Pneus de chuva e seco

The tire is a fundamental part of the car’s performance. All of the setups made to the suspension has the objective of perfecting its functioning and performance and no decision about the machine is taken without consensus among the driver, the technical director, the sporting director, and a representative from the tire manufacturer.

To work perfectly, the tires must have the correct tire pressure as even a miniscule variation of 0.1 bar upward or downward can diminish performance. In the case of rain however, tire pressure is increased so that the water flows more easily through the special tire tread.

The care taken with the pressure is not only to keep the structure of the tire rigid but also to maintain the ideal temperature of the tire compound, which should be reached, but never passed, in order to maintain grip. Control is made at each pit stop with the temperature measured at the center and the two edges of the tire tread, at around 1/16th of an inch of the surface.
The temperature measurements in different points and in two sets, provide data about tire behavior and require correct adjustments to the car by the technicians.

The correct the set of tires and suspension varies in accordance with the moment of the Grand Prix. While the suspension is set up so that the tires reach their ideal temperature on the first lap of qualifying creating faster wear, the harder compounds used in the races can last for almost 200 miles.

For the qualifying, the tires should be warmed up on the track in order to reach ideal temperature and balance – for this reason recently changed tires are often referred to as “cold” tires. If tires are not warmed up on the first lap, the driver’s fastest lap in the qualifying will be compromised by the loss of grip.

In the race itself, once the ideal temperature is reached, the tires begin to wear more quickly and irregularly – and this can happen even more quickly if the suspension adjustments have been incorrect. The driver should pace himself if the race permits or, in the case of a tire change, take maximum advantage of what the tires still have to offer.

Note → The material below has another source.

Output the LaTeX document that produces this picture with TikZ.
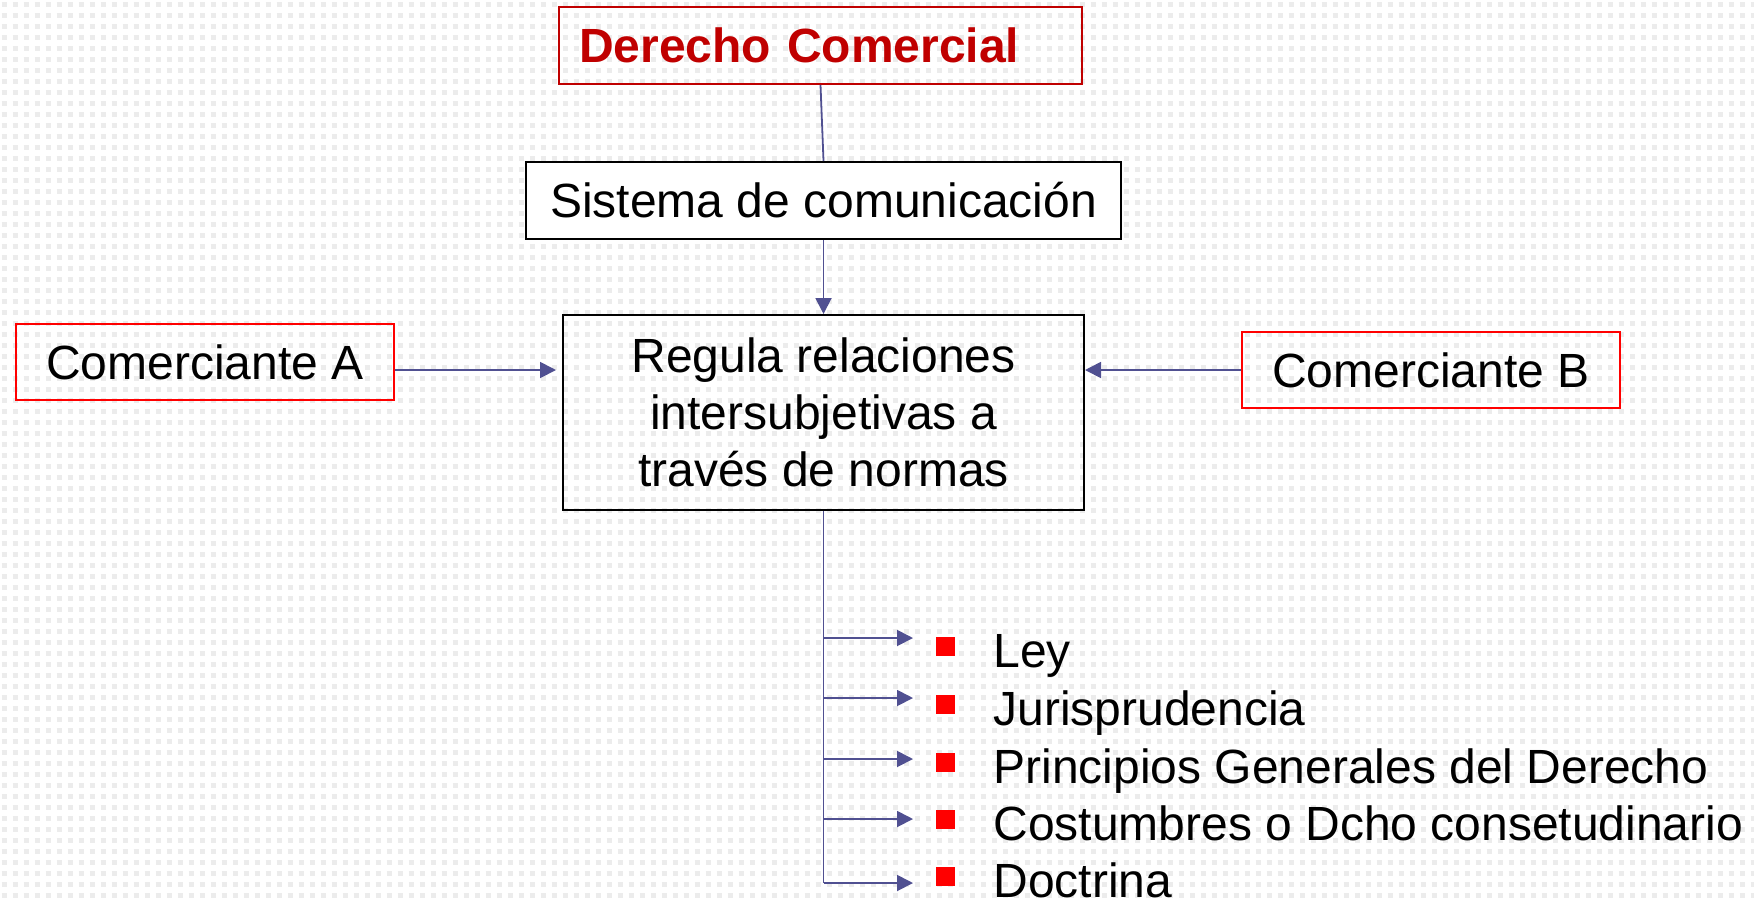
\documentclass[tikz,border=0pt]{standalone}
\usepackage{fontspec}
\setmainfont{Liberation Sans}
\usetikzlibrary{arrows.meta}
\definecolor{darkred}{RGB}{192,0,0}
\definecolor{linkblue}{RGB}{80,80,145}
\definecolor{dotgray}{RGB}{236,236,236}

\begin{document}
\begin{tikzpicture}[x=0.5pt, y=-0.5pt,
  every node/.style={font=\fontsize{24pt}{28.5pt}\selectfont, inner sep=0pt},
  box/.style={draw=black, line width=1pt, minimum height=38.5pt},
  redbox/.style={draw=red, line width=0.9pt, minimum height=38pt, minimum width=189pt},
  link/.style={draw=linkblue, line width=0.9pt, -{Triangle[length=8pt,width=8pt]}},
  trunk/.style={draw=linkblue, line width=0.9pt},
  bullet/.style={fill=red, minimum size=9.5pt},
  item/.style={anchor=base west}]
\useasboundingbox (0,0) rectangle (1754,901);

% dotted background
\foreach \y in {4,15,...,900}
  \draw[dotgray, line width=2.5pt, dash pattern=on 2.5pt off 3pt] (1.5,\y) -- (1754,\y);

% boxes
\node[box, draw=darkred, line width=0.9pt, minimum width=261.5pt, text width=241.5pt,
      align=left, text=darkred, font=\fontsize{24pt}{28.5pt}\selectfont\bfseries]
      (dc) at (820.5,45.5) {Derecho Comercial};
\node[box, fill=white, minimum width=297.5pt] (sis) at (823.5,200.5) {Sistema de comunicación};
\node[box, minimum width=260.5pt, minimum height=97.5pt, align=center]
      (reg) at (823.5,412.5) {Regula relaciones\\intersubjetivas a\\través de normas};
\node[redbox] (ca) at (205,362) {Comerciante A};
\node[redbox] (cb) at (1431,370) {Comerciante B};

% connectors
\draw[trunk] (dc.south) -- (sis.north);
\draw[link] (sis.south) -- (reg.north);
\draw[link, shorten >=3pt] (ca.east |- cb.west) -- (reg.west |- cb.west);
\draw[link] (cb.west) -- (reg.east |- cb.west);

% sources of the law
\foreach \y [count=\i] in {638,698,759,819,883}
  \coordinate (h\i) at (913,\y);
\draw[trunk] (reg.south) -- (reg.south |- h5);
\foreach \i in {1,...,5}
  \draw[link] (reg.south |- h\i) -- (h\i);

\foreach \y/\txt [count=\i] in {646/{Ley}, 704/{Jurisprudencia},
    762/{Principios Generales del Derecho}, 819/{Costumbres o Dcho consetudinario},
    876/{Doctrina}} {
  \node[bullet] (b\i) at (945.5,\y) {};
  \node[item] (it\i) at (993,\y+21) {\txt};
}
\end{tikzpicture}
\end{document}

The excessive use of tires above their ideal temperature will cause blisters that are visible to the driver during the race in form of irregular marks. At this point, a tire change is necessary as the tire is useless once the blisters begin to break.

Another phenomenon that occurs regularly is graining of the tire compound. This generally occurs when the track is dirty and/or the tire compounds are too hard for the track conditions. In this case, the layers of rubber begin to lose their structure and mix, causing a loss of grip and a “goose bump” aspect on the tire surface.

Of course if the tire reaches this state, it means that all the work of the technicians in the days prior has been in vain. It can also mean that the driver doesn’t know how to use his tires correctly perhaps because he was involved in too intense a duel in the first laps when the car was full of fuel and heavier. A good driver would never commit such a grave tactical error in a race.